Summary
holding claims for damages against Colorado County District Courts are barred by Eleventh Amendment immunity
Summary of this case from Sladek v. Bank of Am.Opinion
21-1298
01-20-2022
D.C. No. 1:20-CV-02103-RM-KLM, D. Colo.
Before MATHESON, BRISCOE, and PHILLIPS, Circuit Judges.
ORDER AND JUDGMENT [*]
Gregory A. Phillips, Circuit Judge
Proceeding pro se, Appellant Thomas Dorn filed a series of suits against the City and County of Denver, Jefferson County Court, and Jefferson County District Court Judge Verna Carpenter. The suits were consolidated in the District of Colorado before a magistrate judge. The magistrate judge issued a report and recommendation ("Recommendation") finding that Dorn's consolidated suit failed for a variety of reasons, with two threshold reasons being the Colorado Governmental Immunity Act ("CGIA") and Eleventh Amendment immunity.
As a pro se litigant, we liberally construe Dorn's filings, Erickson v. Pardus, 551 U.S. 89, 94 (2007), without acting as his advocate, Hall v. Bellmon, 935 F.2d 1106, 1110 (10th Cir. 1991).

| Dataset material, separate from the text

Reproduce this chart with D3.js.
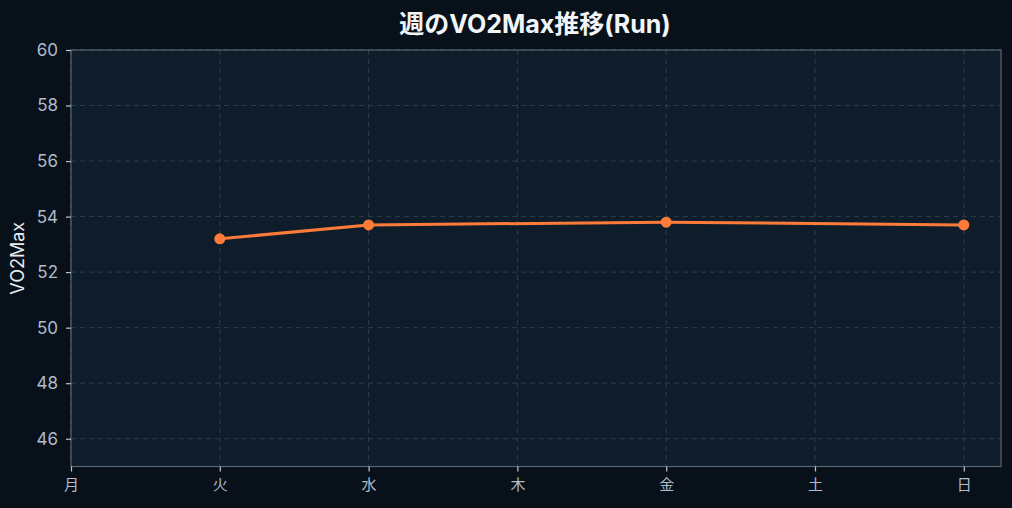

Specifically, the Recommendation found that the suit against all defendants failed under the CGIA because the CGIA bars "all claims for injury which lie in tort or could lie in tort[.]" See Colo. Rev. Stat. § 24-10-106(1). Dorn sought to recover for such injuries. The Recommendation also found that the claims against Jefferson County Court and Judge Carpenter failed under the Eleventh Amendment because the Amendment precludes federal jurisdiction over state officials acting in their official capacities. See, e.g., Bishop v. John Doe 1, 902 F.2d 809, 810 (10th Cir. 1990) ("The eleventh amendment generally bars lawsuits in federal court seeking damages against states as well as against state agencies, departments, and employees acting in their official capacity.").
The Recommendation was thorough, and the district judge adopted it in full despite Dorn's objections. Dorn's brief identifies no legal errors in the decision below and we see none either. Therefore, reviewing his arguments de novo and exercising jurisdiction under 28 U.S.C. § 1291, we affirm the judgment.
Dorn sent the court an untitled document on January 12, 2022 that we have construed as a reply brief. But the deadline to file a reply was December 13, 2021, so we decline to consider it.
[*] After examining the briefs and appellate record, this panel has determined unanimously that oral argument would not materially assist in the determination of this appeal. See Fed. R. App. P. 34(a)(2); 10th Cir. R. 34.1(G). The case is therefore ordered submitted without oral argument. This order and judgment is not binding precedent, except under the doctrines of law of the case, res judicata, and collateral estoppel. It may be cited, however, for its persuasive value consistent with Fed. R. App. P. 32.1 and 10th Cir. R. 32.1.